Figure scripts
====

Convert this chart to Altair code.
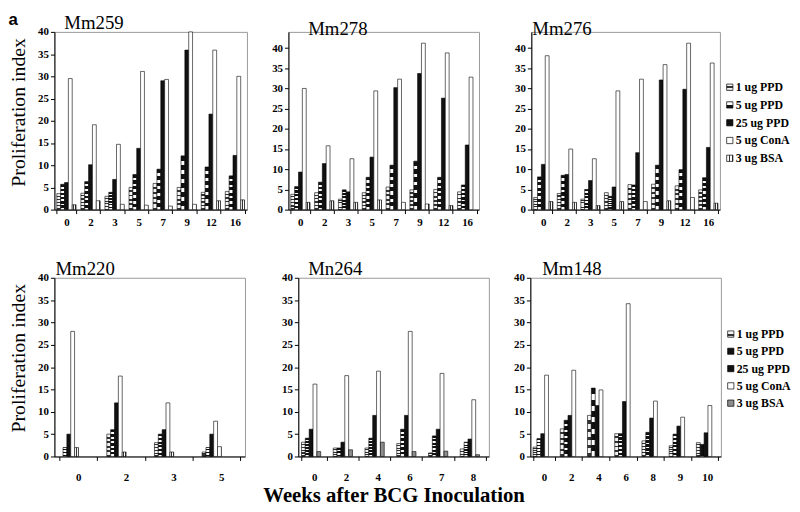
import altair as alt
import pandas as pd

SERIES = ["1 ug PPD", "5 ug PPD", "25 ug PPD", "5 ug ConA", "3 ug BSA"]

# ---- Mm259 ----
mm259_weeks = ["0", "2", "3", "5", "7", "9", "12", "16"]
mm259_ppd1 = [3.6, 3.7, 3.0, 5.0, 5.9, 5.0, 3.9, 4.1]
mm259_ppd5 = [5.7, 6.3, 3.9, 7.9, 9.1, 12.1, 9.6, 7.6]
mm259_ppd25 = [6.1, 10.1, 6.8, 13.8, 29.0, 35.9, 21.5, 12.2]
mm259_cona = [29.5, 19.1, 14.7, 31.1, 29.3, 40.0, 35.9, 30.0]
mm259_bsa = [1.1, 2.0, 1.2, 1.0, 0.8, 1.2, 2.0, 2.2]

# ---- Mm278 ----
mm278_weeks = ["0", "2", "3", "5", "7", "9", "12", "16"]
mm278_ppd1 = [3.8, 4.2, 2.6, 4.2, 5.6, 4.9, 5.0, 4.4]
mm278_ppd5 = [5.7, 6.8, 4.9, 8.0, 11.0, 12.0, 8.0, 6.1]
mm278_ppd25 = [9.3, 11.4, 4.4, 13.0, 30.2, 33.7, 27.6, 16.0]
mm278_cona = [30.0, 15.8, 12.6, 29.4, 32.3, 41.2, 38.8, 32.8]
mm278_bsa = [1.8, 2.2, 1.8, 2.4, 1.8, 1.4, 1.0, 0.0]

# ---- Mm276 ----
mm276_weeks = ["0", "2", "3", "5", "7", "9", "12", "16"]
mm276_ppd1 = [3.0, 4.0, 2.6, 4.2, 6.2, 6.3, 5.9, 4.9]
mm276_ppd5 = [8.1, 8.5, 5.0, 3.3, 6.1, 11.0, 9.9, 7.9]
mm276_ppd25 = [11.2, 8.7, 7.2, 5.6, 14.1, 32.1, 29.8, 15.4]
mm276_cona = [38.1, 15.0, 12.6, 29.4, 32.3, 35.9, 41.2, 36.3]
mm276_bsa = [2.0, 1.8, 1.0, 2.0, 2.0, 2.2, 3.0, 1.6]

# ---- Mm220 ----
mm220_weeks = ["0", "2", "3", "5"]
mm220_ppd1 = [0.0, 5.0, 3.1, 1.0]
mm220_ppd5 = [2.0, 6.0, 5.0, 2.0]
mm220_ppd25 = [5.0, 12.0, 6.0, 5.0]
mm220_cona = [28.0, 18.0, 12.0, 7.9]
mm220_bsa = [2.0, 1.0, 1.0, 2.2]

# ---- Mn264 ----
mn264_weeks = ["0", "2", "4", "6", "7", "8"]
mn264_ppd1 = [3.2, 1.9, 1.9, 2.9, 0.8, 1.7]
mn264_ppd5 = [4.1, 1.9, 4.1, 6.1, 4.6, 3.2]
mn264_ppd25 = [6.1, 3.2, 9.2, 9.2, 6.1, 3.9]
mn264_cona = [16.2, 18.1, 19.1, 28.0, 18.6, 12.7]
mn264_bsa = [1.1, 1.5, 3.2, 1.1, 1.2, 0.4]

# ---- Mm148 ----
mm148_weeks = ["0", "2", "4", "6", "8", "9", "10"]
mm148_ppd1 = [2.1, 6.2, 9.2, 5.1, 3.5, 2.4, 3.1]
mm148_ppd5 = [4.0, 8.1, 15.3, 5.1, 5.4, 5.0, 2.7]
mm148_ppd25 = [5.1, 9.2, 11.4, 12.3, 8.6, 6.8, 5.3]
mm148_cona = [18.2, 19.3, 14.9, 34.2, 12.4, 8.8, 11.4]
mm148_bsa = [0.0, 0.0, 0.0, 0.0, 0.0, 0.0, 0.0]

Y_TICKS = [0, 5, 10, 15, 20, 25, 30, 35, 40]
SERIF = "Liberation Serif"


def stripes(n, c1, c2, frac, vertical_lines=False):
    stops = []
    for k in range(n):
        a = k / n
        b = (k + frac) / n
        c = (k + 1) / n
        stops += [
            alt.GradientStop(offset=a, color=c1),
            alt.GradientStop(offset=b, color=c1),
            alt.GradientStop(offset=b, color=c2),
            alt.GradientStop(offset=c, color=c2),
        ]
    if vertical_lines:
        return alt.LinearGradient(gradient="linear", stops=stops, x1=0, y1=0, x2=1, y2=0)
    return alt.LinearGradient(gradient="linear", stops=stops, x1=0, y1=0, x2=0, y2=1)


FILL_TOP = {
    "1 ug PPD": stripes(5, "#f4f4f4", "#333333", 0.6),
    "5 ug PPD": stripes(6, "#111111", "#ffffff", 0.55),
    "25 ug PPD": "#111111",
    "5 ug ConA": "#ffffff",
    "3 ug BSA": stripes(2, "#ffffff", "#333333", 0.65, vertical_lines=True),
}
FILL_BOTTOM = dict(FILL_TOP)
FILL_BOTTOM["3 ug BSA"] = "#8c8c8c"
FILL_MM220 = dict(FILL_TOP)


def panel(name, weeks, values, ymax, width, height, title_dx,
          fills, y_title=False, x_title=False, label_pad=3):
    rows = []
    for s, vals in zip(SERIES, values):
        for w, v in zip(weeks, vals):
            rows.append({"week": w, "series": s, "value": v})
    df = pd.DataFrame(rows)

    xaxis_kw = dict(labelFont=SERIF, labelFontWeight="bold", labelFontSize=11,
                    labelAngle=0, tickBand="extent", tickSize=4,
                    labelPadding=label_pad, domainColor="black", tickColor="black")
    if x_title:
        xaxis_kw.update(title="Weeks after BCG Inoculation", titleFont=SERIF,
                        titleFontSize=21, titleFontWeight="bold", titlePadding=3)
    else:
        xaxis_kw.update(title="")

    yaxis_kw = dict(values=Y_TICKS, labelFont=SERIF, labelFontWeight="bold",
                    labelFontSize=11, tickSize=4, grid=False, labelPadding=2,
                    domainColor="black", tickColor="black")
    if y_title:
        yaxis_kw.update(title="Proliferation index", titleFont=SERIF,
                        titleFontSize=20, titleFontWeight="normal",
                        titlePadding=6, minExtent=20, maxExtent=20, titleY=81)
    else:
        yaxis_kw.update(title="")

    x = alt.X("week:N", sort=weeks,
              scale=alt.Scale(domain=weeks, paddingInner=0.2, paddingOuter=0.1),
              axis=alt.Axis(**xaxis_kw))
    xo = alt.XOffset("series:N",
                     scale=alt.Scale(domain=SERIES, paddingInner=0, paddingOuter=0))
    y = alt.Y("value:Q", scale=alt.Scale(domain=[0, ymax], nice=False),
              axis=alt.Axis(**yaxis_kw))

    base = alt.Chart(df).transform_filter(alt.datum.value > 0)
    layers = []
    for s in SERIES:
        layers.append(
            base.transform_filter(alt.datum.series == s)
            .mark_bar(fill=fills[s], stroke="#000000", strokeWidth=0.6)
            .encode(x=x, xOffset=xo, y=y)
        )
    return alt.layer(*layers).properties(
        width=width, height=height,
        title=alt.TitleParams(text=name, anchor="start", dx=title_dx, frame="group",
                              font=SERIF, fontSize=19, fontWeight="normal",
                              offset=-7),
    )


def legend(fills, height, y0, y1):
    ldf = pd.DataFrame({"series": SERIES})
    yenc = alt.Y("series:N", sort=SERIES,
                 scale=alt.Scale(domain=SERIES, range=[y0, y1], padding=0),
                 axis=None)
    layers = []
    for s in SERIES:
        layers.append(
            alt.Chart(ldf).transform_filter(alt.datum.series == s)
            .mark_square(size=40, fill=fills[s], stroke="#000000",
                         strokeWidth=0.7, opacity=1)
            .encode(x=alt.value(10), y=yenc)
        )
    layers.append(
        alt.Chart(ldf).mark_text(align="left", baseline="middle", font=SERIF,
                                 fontWeight="bold", fontSize=12, color="black")
        .encode(x=alt.value(16), y=yenc, text="series:N")
    )
    return alt.layer(*layers).properties(
        width=66, height=height, view=alt.ViewBackground(stroke="transparent")
    )


def spacer(width, height):
    return alt.Chart(pd.DataFrame({"s": [0]})).mark_point(opacity=0, size=1).encode(
        x=alt.value(1), y=alt.value(1)
    ).properties(width=width, height=height,
                 view=alt.ViewBackground(stroke="transparent"))


p1 = panel("Mm259", mm259_weeks,
           [mm259_ppd1, mm259_ppd5, mm259_ppd25, mm259_cona, mm259_bsa],
           40, 195, 180, 10, FILL_TOP, y_title=True)
p2 = panel("Mm278", mm278_weeks,
           [mm278_ppd1, mm278_ppd5, mm278_ppd25, mm278_cona, mm278_bsa],
           44, 193, 180, 20, FILL_TOP)
p3 = panel("Mm276", mm276_weeks,
           [mm276_ppd1, mm276_ppd5, mm276_ppd25, mm276_cona, mm276_bsa],
           44, 191, 180, 1, FILL_TOP)
p4 = panel("Mm220", mm220_weeks,
           [mm220_ppd1, mm220_ppd5, mm220_ppd25, mm220_cona, mm220_bsa],
           40, 193, 181, 1, FILL_MM220, y_title=True, label_pad=11)
p5 = panel("Mn264", mn264_weeks,
           [mn264_ppd1, mn264_ppd5, mn264_ppd25, mn264_cona, mn264_bsa],
           40, 193, 181, 10, FILL_BOTTOM, x_title=True, label_pad=11)
p6 = panel("Mm148", mm148_weeks,
           [mm148_ppd1, mm148_ppd5, mm148_ppd25, mm148_cona, mm148_bsa],
           40, 193, 181, 12, FILL_BOTTOM, label_pad=11)

leg_top = legend(FILL_TOP, 180, 56, 128)
leg_bot = legend(FILL_BOTTOM, 181, 57, 127)

row1 = alt.hconcat(p1, spacer(42, 180), p2, spacer(53, 180), p3, leg_top,
                   spacing=0, bounds="flush")
row2 = alt.hconcat(p4, spacer(54, 181), p5, spacer(42, 181), p6, leg_bot,
                   spacing=0, bounds="flush")

chart = alt.vconcat(row1, row2, spacing=31).properties(
    padding=0,
    title=alt.TitleParams(text="a", anchor="start", font="Liberation Sans",
                          fontSize=17, fontWeight="bold", offset=0, dy=16),
).configure_view(stroke="#999999", strokeWidth=1).configure_axis(
    labelColor="black", titleColor="black"
).configure_title(color="black")

chart.save("out.html", embed_options={"renderer": "svg", "actions": False})
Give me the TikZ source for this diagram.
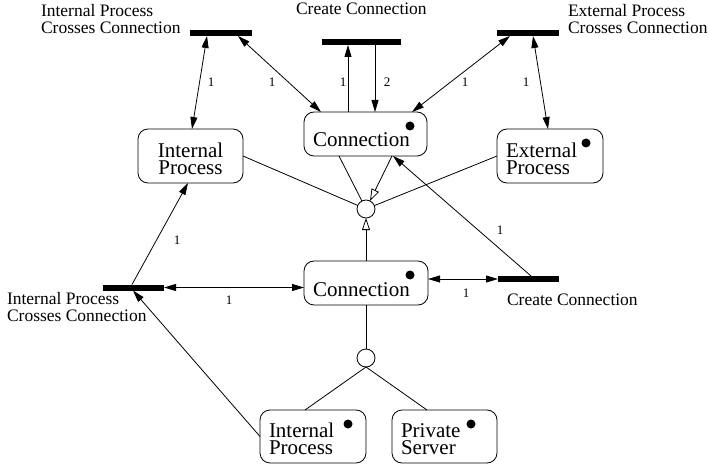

====

• **The task**
Restate only the lines running from the start of the material above through the line containing "mm278_bsa = [1.8, 2.2, 1.8, 2.4, 1.8, 1.4, 1.0, 0.0]", ends included. No pictures.

• **Reply to the task**
Convert this chart to Altair code.
import altair as alt
import pandas as pd

SERIES = ["1 ug PPD", "5 ug PPD", "25 ug PPD", "5 ug ConA", "3 ug BSA"]

# ---- Mm259 ----
mm259_weeks = ["0", "2", "3", "5", "7", "9", "12", "16"]
mm259_ppd1 = [3.6, 3.7, 3.0, 5.0, 5.9, 5.0, 3.9, 4.1]
mm259_ppd5 = [5.7, 6.3, 3.9, 7.9, 9.1, 12.1, 9.6, 7.6]
mm259_ppd25 = [6.1, 10.1, 6.8, 13.8, 29.0, 35.9, 21.5, 12.2]
mm259_cona = [29.5, 19.1, 14.7, 31.1, 29.3, 40.0, 35.9, 30.0]
mm259_bsa = [1.1, 2.0, 1.2, 1.0, 0.8, 1.2, 2.0, 2.2]

# ---- Mm278 ----
mm278_weeks = ["0", "2", "3", "5", "7", "9", "12", "16"]
mm278_ppd1 = [3.8, 4.2, 2.6, 4.2, 5.6, 4.9, 5.0, 4.4]
mm278_ppd5 = [5.7, 6.8, 4.9, 8.0, 11.0, 12.0, 8.0, 6.1]
mm278_ppd25 = [9.3, 11.4, 4.4, 13.0, 30.2, 33.7, 27.6, 16.0]
mm278_cona = [30.0, 15.8, 12.6, 29.4, 32.3, 41.2, 38.8, 32.8]
mm278_bsa = [1.8, 2.2, 1.8, 2.4, 1.8, 1.4, 1.0, 0.0]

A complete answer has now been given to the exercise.